La vedova di Geromet rifiuta 400mila euro
MONFALCONE L’offerta nell’ambito del procedimento civile in corso è arrivata suscitando estrema incredulità: 400mila euro di risarcimento danni per la morte di Franco Geromet, il 48enne originario di Staranzano, deceduto durante un intervento di bypass aortocoronarico all’ospedale di Cattinara.
«Una proposta vergognosa», ha risposto la moglie del defunto, la monfalconese di 48 anni Luana Miani, che ha rifiutato con forza e rabbia per la sofferenza patita e che tuttora sta patendo: «Le persone non valgono nulla - ha incalzato la donna -. Sono oltre due anni che è morto mio marito e da allora la mia vita è distrutta. Ci sono le mie figlie che hanno diritto al risarcimento. Eravamo una famiglia, ora non c’è più niente».
Era il 18 agosto 2014 quando Franco Geromet, accolto in sala operatoria in Cardiochirurgia per sottoporsi a un’operazione ordinaria e programmata, morì prima d’iniziare l’intervento a cuore aperto. Il decesso era avvenuto in seguito a un edema cerebrale, un edema polmonare acuto e un’acuta ipossia secondaria. Un dramma per il quale si pone ciò che è alla base delle contestazioni, l’inversione delle cannule collegate ai tubi della macchina cuore-polmoni per la circolazione extracorporea, con l’inversione quindi dei flussi ematici arterioso e venoso. A processo, fissato per il prossimo 3 maggio, è chiamata l’equipe cui era stato affidato l’intervento: Elisabetta Rauber, primo chirurgo, Alessandro Moncada, secondo chirurgo, e l’infermiera strumentista Elena Maghet. L’ipotesi di accusa è quella di omicidio colposo dovuto a «negligenza, imprudenza e imperizia» avendo «causato o comunque non impedito il decesso» del paziente.

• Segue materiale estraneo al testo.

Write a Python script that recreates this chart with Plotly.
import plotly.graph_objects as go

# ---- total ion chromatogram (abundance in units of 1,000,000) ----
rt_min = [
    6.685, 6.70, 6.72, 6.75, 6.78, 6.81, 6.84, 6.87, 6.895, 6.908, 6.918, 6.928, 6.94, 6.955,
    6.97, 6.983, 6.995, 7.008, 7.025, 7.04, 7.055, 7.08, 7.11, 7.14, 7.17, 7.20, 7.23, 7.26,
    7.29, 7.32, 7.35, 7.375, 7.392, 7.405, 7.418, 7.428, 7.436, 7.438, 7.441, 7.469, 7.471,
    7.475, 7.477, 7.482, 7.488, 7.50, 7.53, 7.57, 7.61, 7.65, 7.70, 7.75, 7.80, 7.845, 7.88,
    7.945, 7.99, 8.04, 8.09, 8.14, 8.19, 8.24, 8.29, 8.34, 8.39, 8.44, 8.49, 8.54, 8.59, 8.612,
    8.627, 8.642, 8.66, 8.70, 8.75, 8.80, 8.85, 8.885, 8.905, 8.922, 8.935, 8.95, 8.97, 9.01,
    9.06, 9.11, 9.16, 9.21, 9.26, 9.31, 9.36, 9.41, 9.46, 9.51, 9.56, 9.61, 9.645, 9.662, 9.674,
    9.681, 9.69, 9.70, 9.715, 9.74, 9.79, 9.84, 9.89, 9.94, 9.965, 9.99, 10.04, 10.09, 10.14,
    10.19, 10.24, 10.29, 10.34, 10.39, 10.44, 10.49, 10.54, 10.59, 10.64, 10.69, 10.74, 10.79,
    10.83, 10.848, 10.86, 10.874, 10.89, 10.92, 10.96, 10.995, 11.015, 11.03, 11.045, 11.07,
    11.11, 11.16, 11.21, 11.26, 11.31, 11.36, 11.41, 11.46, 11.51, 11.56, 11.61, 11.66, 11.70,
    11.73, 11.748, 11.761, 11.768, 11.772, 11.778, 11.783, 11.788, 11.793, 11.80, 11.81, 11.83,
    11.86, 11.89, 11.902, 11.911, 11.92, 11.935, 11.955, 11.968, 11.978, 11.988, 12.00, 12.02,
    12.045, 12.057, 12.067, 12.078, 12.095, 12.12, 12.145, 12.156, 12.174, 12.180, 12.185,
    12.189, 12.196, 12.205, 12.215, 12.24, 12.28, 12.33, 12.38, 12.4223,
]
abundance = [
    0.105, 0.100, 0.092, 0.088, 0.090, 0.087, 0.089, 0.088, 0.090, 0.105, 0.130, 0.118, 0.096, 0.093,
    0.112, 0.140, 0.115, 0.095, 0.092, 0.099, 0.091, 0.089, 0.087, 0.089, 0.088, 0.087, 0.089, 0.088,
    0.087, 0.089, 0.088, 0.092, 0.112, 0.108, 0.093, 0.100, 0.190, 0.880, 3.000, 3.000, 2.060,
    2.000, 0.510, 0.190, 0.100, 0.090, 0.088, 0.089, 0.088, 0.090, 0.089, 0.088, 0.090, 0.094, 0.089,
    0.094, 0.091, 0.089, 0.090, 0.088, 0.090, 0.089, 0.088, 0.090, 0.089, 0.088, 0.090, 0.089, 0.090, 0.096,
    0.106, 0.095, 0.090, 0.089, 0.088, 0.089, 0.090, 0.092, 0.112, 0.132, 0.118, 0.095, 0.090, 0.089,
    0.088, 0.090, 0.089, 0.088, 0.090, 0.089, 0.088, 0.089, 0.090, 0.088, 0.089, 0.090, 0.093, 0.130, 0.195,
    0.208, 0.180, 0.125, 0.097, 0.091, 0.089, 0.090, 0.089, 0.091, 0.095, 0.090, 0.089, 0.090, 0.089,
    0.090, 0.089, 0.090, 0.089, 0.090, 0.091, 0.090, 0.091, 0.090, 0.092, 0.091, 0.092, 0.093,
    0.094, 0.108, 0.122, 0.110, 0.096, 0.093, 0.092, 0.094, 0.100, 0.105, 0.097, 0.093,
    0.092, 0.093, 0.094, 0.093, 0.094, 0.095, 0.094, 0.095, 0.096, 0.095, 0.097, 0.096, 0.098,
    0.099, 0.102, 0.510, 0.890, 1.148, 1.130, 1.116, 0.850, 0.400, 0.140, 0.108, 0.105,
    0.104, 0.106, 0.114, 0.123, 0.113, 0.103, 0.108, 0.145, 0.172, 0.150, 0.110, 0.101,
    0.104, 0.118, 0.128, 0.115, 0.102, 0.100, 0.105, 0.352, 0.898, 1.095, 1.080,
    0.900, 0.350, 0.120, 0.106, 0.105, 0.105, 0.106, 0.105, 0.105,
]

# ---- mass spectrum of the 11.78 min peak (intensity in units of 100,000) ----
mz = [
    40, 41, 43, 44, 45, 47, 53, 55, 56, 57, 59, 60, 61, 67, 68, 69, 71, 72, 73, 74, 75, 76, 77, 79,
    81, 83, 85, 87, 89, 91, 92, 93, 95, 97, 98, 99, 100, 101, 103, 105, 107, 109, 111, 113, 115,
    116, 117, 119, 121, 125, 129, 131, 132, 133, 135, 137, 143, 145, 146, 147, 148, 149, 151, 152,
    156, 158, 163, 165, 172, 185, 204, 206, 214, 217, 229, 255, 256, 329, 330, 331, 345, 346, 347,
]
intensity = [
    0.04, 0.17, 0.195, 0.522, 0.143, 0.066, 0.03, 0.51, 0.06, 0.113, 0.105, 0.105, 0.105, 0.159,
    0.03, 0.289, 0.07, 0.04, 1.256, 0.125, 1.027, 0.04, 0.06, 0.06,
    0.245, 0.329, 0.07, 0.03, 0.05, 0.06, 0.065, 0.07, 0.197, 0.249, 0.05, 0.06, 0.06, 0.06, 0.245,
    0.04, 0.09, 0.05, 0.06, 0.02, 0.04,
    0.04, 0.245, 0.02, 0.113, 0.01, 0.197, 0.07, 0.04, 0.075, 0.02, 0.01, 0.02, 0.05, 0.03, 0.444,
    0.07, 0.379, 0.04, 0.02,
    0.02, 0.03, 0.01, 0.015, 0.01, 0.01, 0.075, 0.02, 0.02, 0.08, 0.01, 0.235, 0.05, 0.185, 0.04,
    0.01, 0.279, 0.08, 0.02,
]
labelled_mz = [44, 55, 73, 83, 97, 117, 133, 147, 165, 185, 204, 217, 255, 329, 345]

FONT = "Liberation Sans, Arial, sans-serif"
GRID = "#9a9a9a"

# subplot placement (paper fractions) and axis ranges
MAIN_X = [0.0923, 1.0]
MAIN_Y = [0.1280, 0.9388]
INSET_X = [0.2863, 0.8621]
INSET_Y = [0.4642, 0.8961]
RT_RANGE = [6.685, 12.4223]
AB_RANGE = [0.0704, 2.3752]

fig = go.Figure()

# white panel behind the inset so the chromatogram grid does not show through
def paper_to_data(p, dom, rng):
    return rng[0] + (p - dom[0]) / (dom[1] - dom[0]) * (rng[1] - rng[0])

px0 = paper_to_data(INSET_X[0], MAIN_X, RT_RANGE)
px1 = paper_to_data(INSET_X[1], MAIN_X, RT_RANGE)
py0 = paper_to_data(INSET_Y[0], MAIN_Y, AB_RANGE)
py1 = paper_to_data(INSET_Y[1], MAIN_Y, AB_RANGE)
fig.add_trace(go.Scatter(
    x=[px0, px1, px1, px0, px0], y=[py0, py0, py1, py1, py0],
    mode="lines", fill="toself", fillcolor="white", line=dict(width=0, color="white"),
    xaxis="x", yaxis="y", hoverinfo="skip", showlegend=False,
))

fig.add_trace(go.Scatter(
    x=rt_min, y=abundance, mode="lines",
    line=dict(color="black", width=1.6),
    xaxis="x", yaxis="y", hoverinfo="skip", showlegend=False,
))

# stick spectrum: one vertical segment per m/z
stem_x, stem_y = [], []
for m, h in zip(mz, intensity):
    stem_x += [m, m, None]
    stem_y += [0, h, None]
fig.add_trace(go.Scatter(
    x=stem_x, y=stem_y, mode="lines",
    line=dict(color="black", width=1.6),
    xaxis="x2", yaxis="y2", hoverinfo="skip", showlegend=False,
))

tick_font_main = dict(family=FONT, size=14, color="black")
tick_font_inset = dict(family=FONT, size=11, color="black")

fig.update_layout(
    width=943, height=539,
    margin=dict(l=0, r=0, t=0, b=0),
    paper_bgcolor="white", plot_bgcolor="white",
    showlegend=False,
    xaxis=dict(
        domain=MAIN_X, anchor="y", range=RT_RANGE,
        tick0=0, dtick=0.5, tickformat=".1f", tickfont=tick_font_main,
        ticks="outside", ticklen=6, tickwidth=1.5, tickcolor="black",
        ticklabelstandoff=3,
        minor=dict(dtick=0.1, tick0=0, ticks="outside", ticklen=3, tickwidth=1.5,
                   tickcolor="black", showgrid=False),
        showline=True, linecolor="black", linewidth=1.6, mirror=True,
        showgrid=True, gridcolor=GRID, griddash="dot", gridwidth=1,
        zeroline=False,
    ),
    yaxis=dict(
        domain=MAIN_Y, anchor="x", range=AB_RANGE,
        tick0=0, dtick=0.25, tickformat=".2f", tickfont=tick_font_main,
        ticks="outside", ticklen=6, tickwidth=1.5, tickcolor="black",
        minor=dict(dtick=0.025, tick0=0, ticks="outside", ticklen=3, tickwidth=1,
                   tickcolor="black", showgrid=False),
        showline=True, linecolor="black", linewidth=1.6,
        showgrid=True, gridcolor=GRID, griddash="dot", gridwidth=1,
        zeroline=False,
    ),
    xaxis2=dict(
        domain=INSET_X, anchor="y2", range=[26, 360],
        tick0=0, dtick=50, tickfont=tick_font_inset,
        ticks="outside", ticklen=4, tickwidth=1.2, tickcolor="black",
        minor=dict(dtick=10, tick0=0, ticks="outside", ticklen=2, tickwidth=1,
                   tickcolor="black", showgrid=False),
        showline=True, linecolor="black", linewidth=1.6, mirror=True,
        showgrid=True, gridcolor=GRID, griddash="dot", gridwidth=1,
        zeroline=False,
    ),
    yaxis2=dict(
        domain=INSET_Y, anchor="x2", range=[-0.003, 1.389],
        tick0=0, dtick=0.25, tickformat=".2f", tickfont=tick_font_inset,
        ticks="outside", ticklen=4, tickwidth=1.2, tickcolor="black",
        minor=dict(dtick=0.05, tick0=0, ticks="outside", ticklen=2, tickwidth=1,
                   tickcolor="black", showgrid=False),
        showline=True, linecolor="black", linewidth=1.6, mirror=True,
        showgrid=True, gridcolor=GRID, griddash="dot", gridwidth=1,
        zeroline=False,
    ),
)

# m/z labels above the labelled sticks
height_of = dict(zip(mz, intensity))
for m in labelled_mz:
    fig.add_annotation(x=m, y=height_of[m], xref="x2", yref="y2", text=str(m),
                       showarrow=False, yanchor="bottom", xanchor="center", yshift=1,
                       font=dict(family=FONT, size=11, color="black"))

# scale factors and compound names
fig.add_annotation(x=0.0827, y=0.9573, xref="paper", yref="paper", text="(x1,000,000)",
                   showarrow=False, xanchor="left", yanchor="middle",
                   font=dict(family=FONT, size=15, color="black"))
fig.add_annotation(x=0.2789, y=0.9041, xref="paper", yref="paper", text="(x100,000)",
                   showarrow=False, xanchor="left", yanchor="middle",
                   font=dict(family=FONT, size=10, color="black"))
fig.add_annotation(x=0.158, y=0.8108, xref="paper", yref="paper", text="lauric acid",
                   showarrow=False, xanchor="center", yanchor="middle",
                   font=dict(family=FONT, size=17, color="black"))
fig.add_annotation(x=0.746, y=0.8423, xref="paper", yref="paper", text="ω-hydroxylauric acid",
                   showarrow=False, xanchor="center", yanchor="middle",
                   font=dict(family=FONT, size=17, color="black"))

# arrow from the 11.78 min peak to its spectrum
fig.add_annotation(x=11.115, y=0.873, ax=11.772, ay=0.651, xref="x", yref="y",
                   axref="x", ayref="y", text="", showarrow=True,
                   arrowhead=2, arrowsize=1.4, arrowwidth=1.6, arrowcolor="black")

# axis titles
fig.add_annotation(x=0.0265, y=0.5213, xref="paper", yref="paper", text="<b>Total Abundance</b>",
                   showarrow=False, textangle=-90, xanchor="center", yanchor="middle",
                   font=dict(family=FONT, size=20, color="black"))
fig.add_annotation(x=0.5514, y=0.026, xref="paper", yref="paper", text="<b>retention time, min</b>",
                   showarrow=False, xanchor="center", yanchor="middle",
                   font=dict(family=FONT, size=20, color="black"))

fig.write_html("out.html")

E pochi giorni dopo l’udienza preliminare, lo scorso febbraio, nella quale era stato disposto il rinvio a giudizio per i tre operatori sanitari, Luana Miani, costituitasi parte civile al processo, si è trovata l’offerta dell’assicurazione chiamata in causa ai fini del risarcimento dei danni.
La donna ha obiettato: «Non è neppure un’offerta. È assurdo. Mi rimetto alle future decisioni del giudice». La richiesta di risarcimento formulata attraverso il legale della vedova era stata di 7 milioni di euro, presentata nell’ambito del procedimento civile già avviato. Il tutto, tenendo conto anche delle due figlie della donna delle quali, all’epoca minorenni, Franco Geromet si era assunto la cura, assicurando un equilibrio affettivo-familiare assieme alla sua consorte Luana, e come tali dunque rientranti nel diritto al risarcimento. Un’offerta irricevibile, non solo per la morte dell’uomo, sulle cui cause il processo penale farà luce, ma anche per tutti gli aspetti legati alle conseguenze della perdita del congiunto. Luana Miani l’ha voluto evidenziare con determinazione: «Avere anche solo il coraggio di propormi quella cifra è uno schiaffo alla mia intelligenza e al rispetto del mio dolore. Io e Franco eravamo molto uniti, tra noi c’erano un equilibrio e un’intesa profondi. La nostra era una condivisione completa, professionale e soprattutto di progetti di vita. Tutto mi è crollato addosso. La mia vita è stata rovinata, distrutta assieme a quella di mio marito».
La donna non si dà pace: «Rimane solo una sofferenza immensa, nella quale sono piombata quel maledetto 18 agosto nel momento in cui, non lo dimenticherò mai, quando raggiunsi l’ospedale, la sera, informata della morte di mio marito, tentarono di spiegarmi cos’era accaduto. Ora mi si dovrà spiegare, a processo, cosa è accaduto e perché».
Una proposta «irricevibile» anche quando Luana osserva: «Me lo chiedo ogni giorno, quando mi alzo e mi devo ricordare che Franco non c’è più. Perché non posso più vivere tranquilla e serena com’ero? Perché mi è stata strappata la mia stessa vita? L’ho sempre detto e l’ho ripetuto anche in udienza: nella mia vita ci sono le mie figlie, c’era mio marito e Dio».